In 1940, Heinz London had noticed that the microwave surface resistance of normal metals, instead of falling steadily with falling temperature as the resistivity did, reached a limit. Pippard confirmed this 'anomalous skin effect' in his own samples and realized that it occurred when the electron free path became larger than the skin depth, and that only those electrons moving parallel to the sample surface remained effective in responding to the electric field. This idea led quickly to a complete theory of the effect, published in 1948 by Harry Reuter and Ernst Sondheimer, and Pippard's simple ineffectiveness concept was later applied in understanding many other phenomena, such as cyclotron resonance and ultrasonic attenuation in metals.
After his doctorate, Pippard became interested in the stability of normal metal–superconductor (NS) boundaries, and introduced the idea that their energy was determined by a characteristic coherence length. This length was later identified with that of the celebrated Ginzburg–Landau theory, and proved crucial in understanding the physics of type II superconductors, used in making superconducting magnets.

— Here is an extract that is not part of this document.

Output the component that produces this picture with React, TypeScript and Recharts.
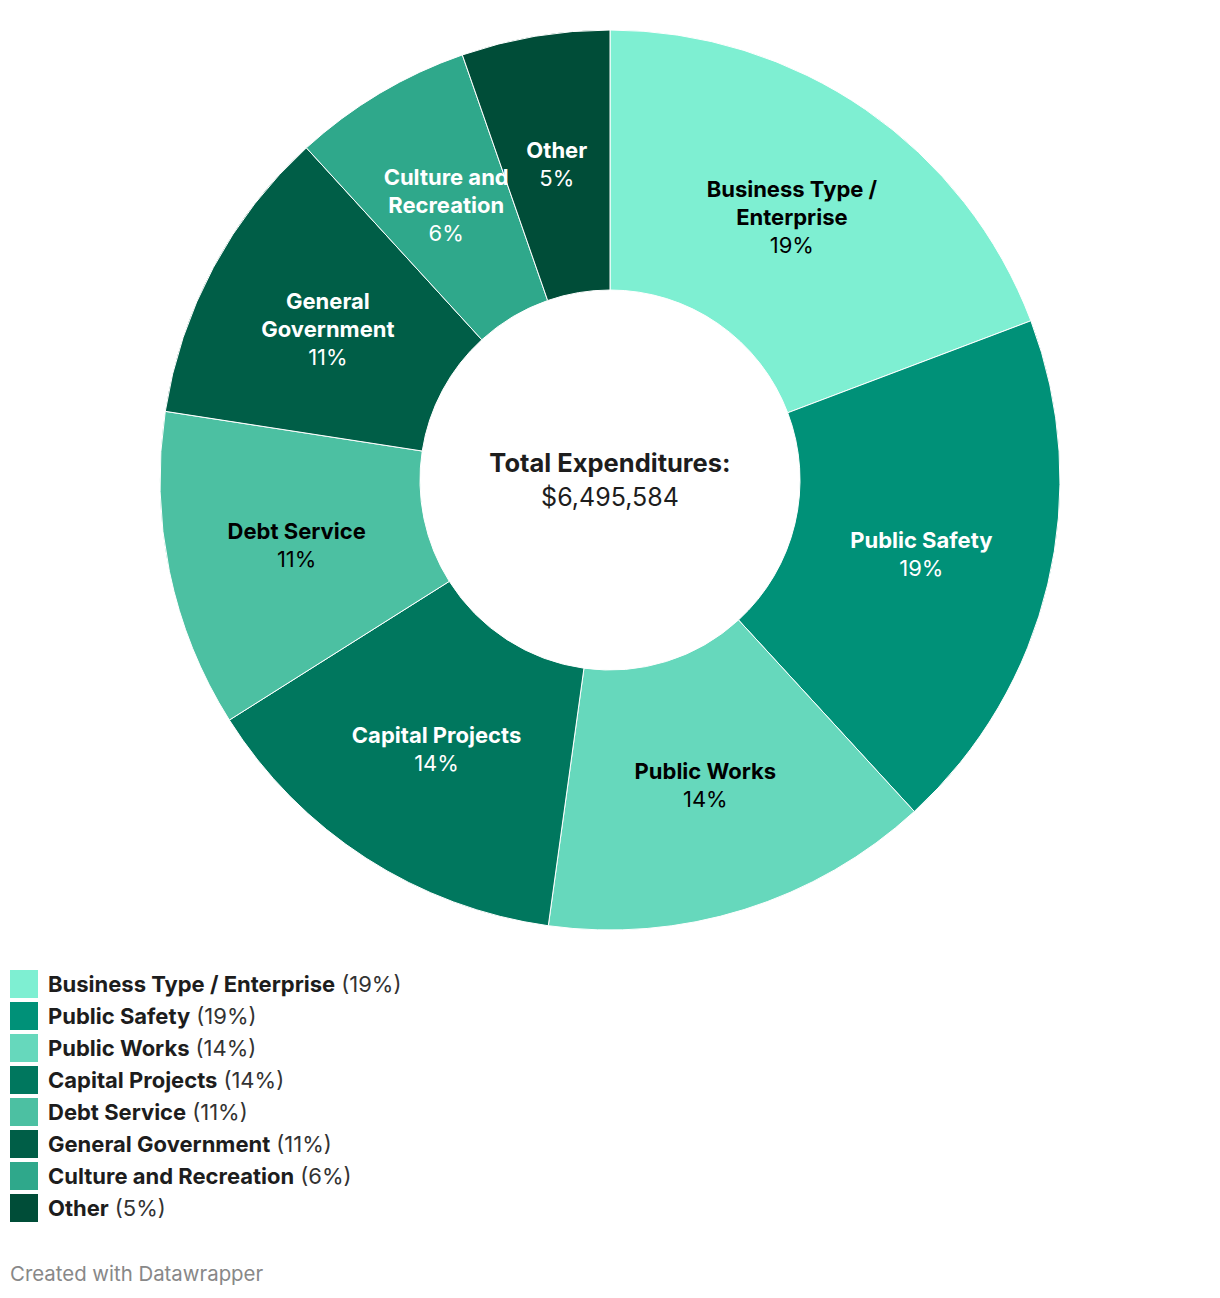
import { Cell, Pie, PieChart } from 'recharts'

const CATEGORIES = [
  'Business Type / Enterprise',
  'Public Safety',
  'Public Works',
  'Capital Projects',
  'Debt Service',
  'General Government',
  'Culture and Recreation',
  'Other',
]
const VALUES = [1250000, 1230000, 910000, 900000, 740000, 700000, 420000, 345584]
const COLORS = ['#7eefd2', '#009178', '#66d8bc', '#00775e', '#4cc0a2', '#005e47', '#2fa88b', '#004d38']
const DARK_TEXT = [true, false, true, false, true, false, false, false]

const TOTAL = VALUES.reduce((a, b) => a + b, 0)
const FONT = 'Inter, Roboto, "Noto Sans", sans-serif'
const RAD = Math.PI / 180

const data = CATEGORIES.map((name, i) => ({
  name,
  value: VALUES[i],
  pct: Math.round((VALUES[i] / TOTAL) * 100),
}))

// break long names the way the slice labels do
function wrap(text: string, max = 16) {
  const words = text.split(' ')
  const lines: string[] = []
  let cur = ''
  for (const w of words) {
    const next = cur ? cur + ' ' + w : w
    if (next.length > max && cur) {
      lines.push(cur)
      cur = w
    } else {
      cur = next
    }
  }
  if (cur) lines.push(cur)
  return lines
}

function SliceLabel(props: any) {
  const { cx, cy, midAngle, innerRadius, outerRadius, index } = props
  const r = (innerRadius + outerRadius) / 2
  const x = cx + r * Math.cos(-midAngle * RAD)
  const y = cy + r * Math.sin(-midAngle * RAD)
  const lines = wrap(data[index].name)
  const all = [...lines, `${data[index].pct}%`]
  const lh = 28
  const start = y - ((all.length - 1) * lh) / 2
  const fill = DARK_TEXT[index] ? '#000000' : '#ffffff'
  return (
    <g>
      {all.map((t, i) => (
        <text
          key={i}
          x={x}
          y={start + i * lh}
          textAnchor="middle"
          dominantBaseline="central"
          fill={fill}
          fontFamily={FONT}
          fontSize={22}
          fontWeight={i < lines.length ? 700 : 400}
        >
          {t}
        </text>
      ))}
    </g>
  )
}

export default function App() {
  return (
    <div
      style={{
        position: 'absolute',
        left: 0,
        top: 0,
        width: 1220,
        height: 1298,
        background: '#ffffff',
        fontFamily: FONT,
      }}
    >
      <PieChart width={1220} height={960} margin={{ top: 0, right: 0, bottom: 0, left: 0 }}>
        <Pie
          data={data}
          dataKey="value"
          nameKey="name"
          cx={610}
          cy={480}
          innerRadius={190}
          outerRadius={450}
          startAngle={90}
          endAngle={-270}
          stroke="#ffffff"
          strokeWidth={1}
          label={SliceLabel}
          labelLine={false}
          isAnimationActive={false}
        >
          {data.map((d, i) => (
            <Cell key={d.name} fill={COLORS[i]} />
          ))}
        </Pie>
      </PieChart>

      <div
        style={{
          position: 'absolute',
          left: 410,
          width: 400,
          top: 446,
          textAlign: 'center',
          lineHeight: '34px',
          color: '#1d1d1d',
        }}
      >
        <div style={{ fontWeight: 700, fontSize: 25.5 }}>Total Expenditures:</div>
        <div style={{ fontSize: 25 }}>${TOTAL.toLocaleString('en-US')}</div>
      </div>

      <div style={{ position: 'absolute', left: 10, top: 968 }}>
        {data.map((d, i) => (
          <div
            key={d.name}
            style={{ display: 'flex', alignItems: 'center', height: 32, fontSize: 22, color: '#1d1d1d', whiteSpace: 'nowrap' }}
          >
            <div style={{ width: 28, height: 28, background: COLORS[i], marginRight: 10 }} />
            <span style={{ fontWeight: 700 }}>{d.name}</span>
            <span style={{ color: '#333333', marginLeft: 6 }}>({d.pct}%)</span>
          </div>
        ))}
      </div>

      <div style={{ position: 'absolute', left: 10, top: 1261, fontSize: 20.4, color: '#888888' }}>
        Created with Datawrapper
      </div>
    </div>
  )
}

Pippard's work on the anomalous skin effect encouraged him to wonder whether, just as in normal metals the current at a given point depends on the electric field at neighbouring points through which the electrons had travelled since last being scattered, the superconducting current might likewise depend on the electric field at distant points — the range being limited by an electromagnetic coherence length. In 1953 he proposed a model of this non-local effect. It proved entirely successful; and in 1957, when John Bardeen, Leon Cooper and Robert Schrieffer published their revolutionary theory of superconductivity, they were at pains to demonstrate that it confirmed Pippard's model.

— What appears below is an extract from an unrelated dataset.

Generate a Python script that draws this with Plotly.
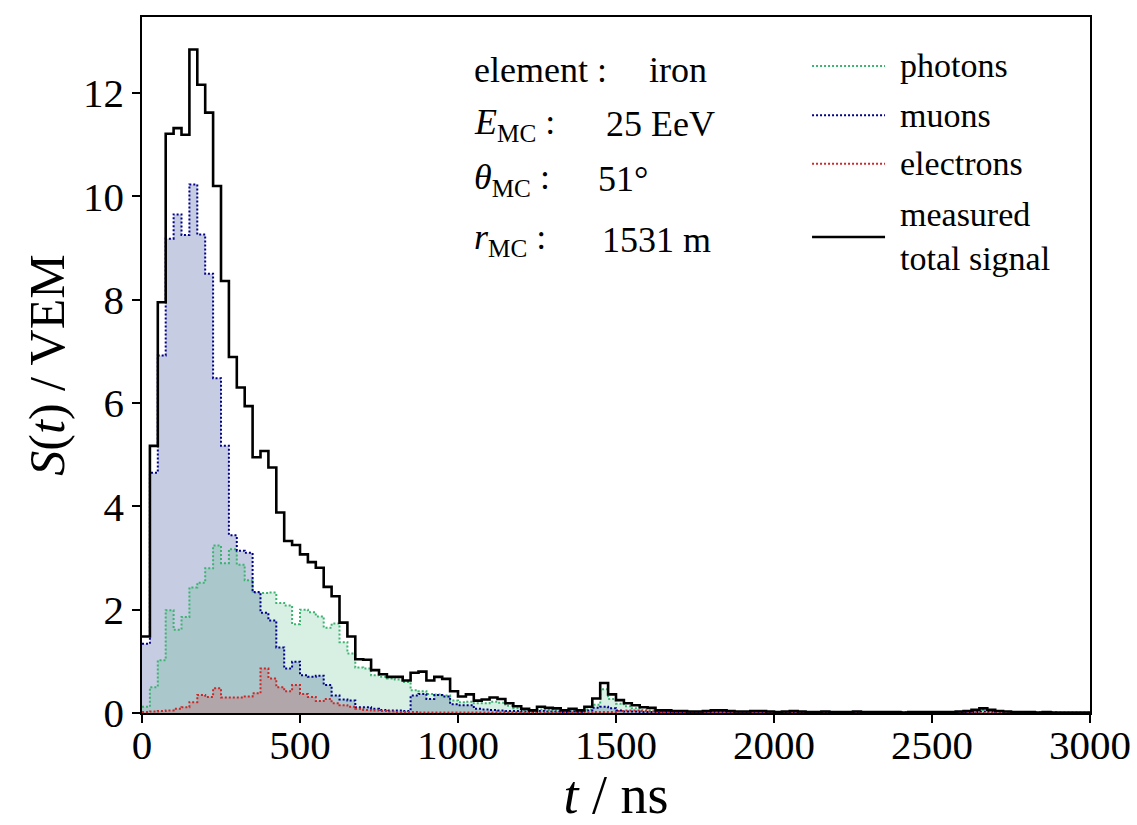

In 1954, Pippard pointed out that in the anomalous skin effect, the surface impedance of a metal is related to its Fermi surface — the theoretical boundary in momentum-space within which the conduction electrons of a metal reside — and in fact provides a measure of the curvature of this surface near the effective electrons. In 1955, during a sabbatical year at the University of Chicago, Pippard measured the surface resistances of single-crystal samples of copper in various orientations, and on his return to Cambridge used his data to map out the Fermi surface of copper, a widely recognized tour de force. He was elected to the Royal Society in 1956.
In 1962, Pippard's student Brian Josephson independently proposed a theory of quantum tunnelling between superconductors, which subsequently earned him a Nobel prize (in 1973). Pippard was not directly involved, but later enthusiastically took up the study of the physics of SNS Josephson junctions, and of the peculiar phenomena that occur when the superconducting current is converted to normal current at an SN interface. During the same period, his book Dynamics of Conduction Electrons established him as an expert on all aspects of Fermi-surface phenomena, especially magnetoresistance, helicon waves, and magnetic breakdown in which electrons tunnel through momentum space from one part of the surface to another.
In 1966, Pippard became the first president of Clare Hall, informal and happy home of graduates and distinguished visitors, and of his wife Charlotte and their three daughters. In 1971, he was elected to the Cavendish chair in the department of physics, but even before that had been the moving spirit behind the much needed transfer of the Cavendish Laboratory to new buildings.
As head of department from 1971, he encouraged innovative research and tried persistently — though not always successfully — to close down areas he judged to be less worthy. He was proactive in the reform of undergraduate teaching, and insisted on lecturing ability in staff appointments. He was himself always a stimulating teacher, and his perceptive Elements of Classical Thermodynamics and challenging Cavendish Problems in Classical Physics excited and tormented generations of students. He was president of the Institute of Physics during 1974–76.
Brian could be idiosyncratic. He was suspicious of mathematical formalism, and once, when invited to deliver a keynote speech to an international audience, selected as its title 'The cat and the cream', and startled his listeners by announcing the imminent demise of solid-state physics. He was capable of great kindness, but also relished being boyishly clever: his inaugural lecture as Cavendish professor was planned around an intriguing series of bench experiments whose outcomes the assembled practitioners, young and old, were invited to predict, by show of hands. We duly got most of our predictions wrong, as he intended.